Wonder Woman: You will be a mighty warrior. And cuddle buddy.


 

Aquaman: Woe is me. No one cares about the water guy.
Keith: This water guy does. Hey, my name’s Keith.


 

Batman: So, you are a dog. I am the Batman. I’m not really great with animals.
Ace: Yeah, I’m not really great with people. Probably because of my traumatic puppyhood.


 

Batman: As a child, my family was taken from me.
Ace: As a puppy, I was taken from my family.
Batman: So I’ve steeled myself.
Ace: My emotions, always in check.
Batman, Ace: No one ever getting past my impenetrable defenses.
Ace: [licks Batman’s face] Ah, what the heck?
Batman: Good boy. Okay, the Batman loves you too.


 

Merton: [as the team are going on a mission] How long is this going to take? I got a hot date with two firemen’s helmets. Spoiler alert, they’re twins.


 

Krypto: You’re late.
Ace: Sorry. Me and the Dark Knight were playing a little bit of fetch. Have you met Chewperman?
Krypto: [sees squeezy Superman toy] So disrespectful.


 

Corgi: I ate the FedEx guy.
Krypto: Hey, I know that dog.
Ace: He’s giant, and blue, and about to crush us.
Krypto: Can’t crush what we have. Say it back. Come on. Come on.
Ace: Can’t crush what we have.
Krypto: Super-Pets, activate!


 

Mercy Graves: [mid-credits lines] Let’s be honest.

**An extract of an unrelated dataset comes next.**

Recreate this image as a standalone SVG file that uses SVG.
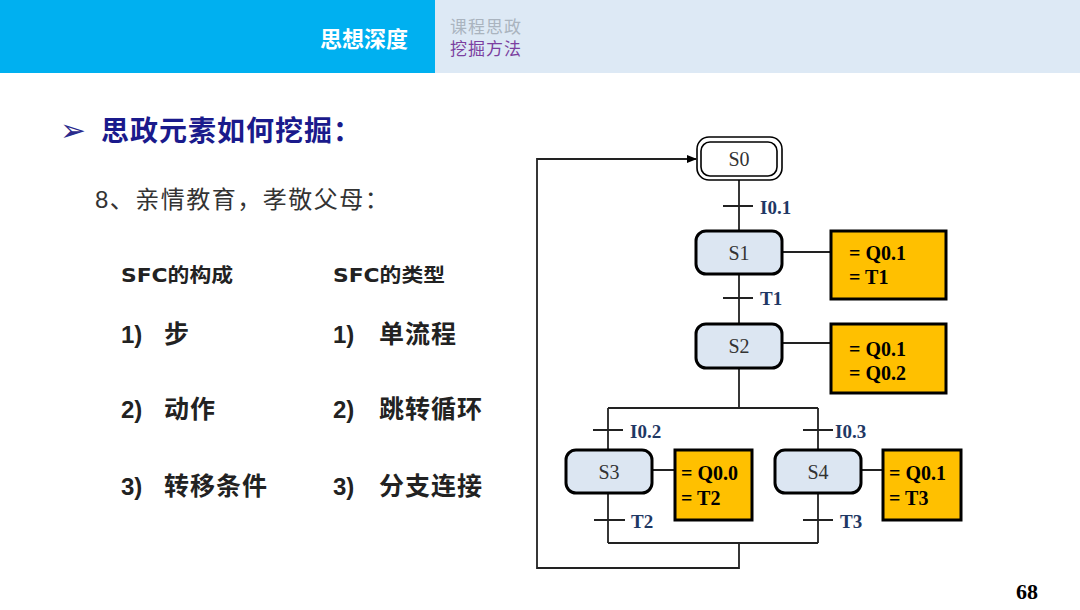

The two of us are the real brains behind this operation. Forget Lex. We should team up. So, what do you say? You want to come live in a studio apartment?
Lulu: Like, with you? Like, pet-owner situation? Hmm, let me think. Yes. Yes! The answer is yes! So, just something to know about me. I’m passionate about world domination, and my nails need to be trimmed twice a month.


 

Krypto: [post-credits lines, referring to Black Adam] Your owner’s a hero too?
Anubis: Antihero. It’s basically exactly like a regular hero, except way cooler. You make up your own rules, and then you break them. Also, you can ignore most moral and ethical conventions because no one can stop you.
Krypto: Yeah, that sounds a lot like a villain.
Anubis: Antihero.
Krypto: If he’s anti a hero, then isn’t he a villain?
Anubis: Admit he’s an antihero, or Black Adam will destroy you.
Krypto: Very villain thing to do.
Anubis: It’s a fine line, not going to lie.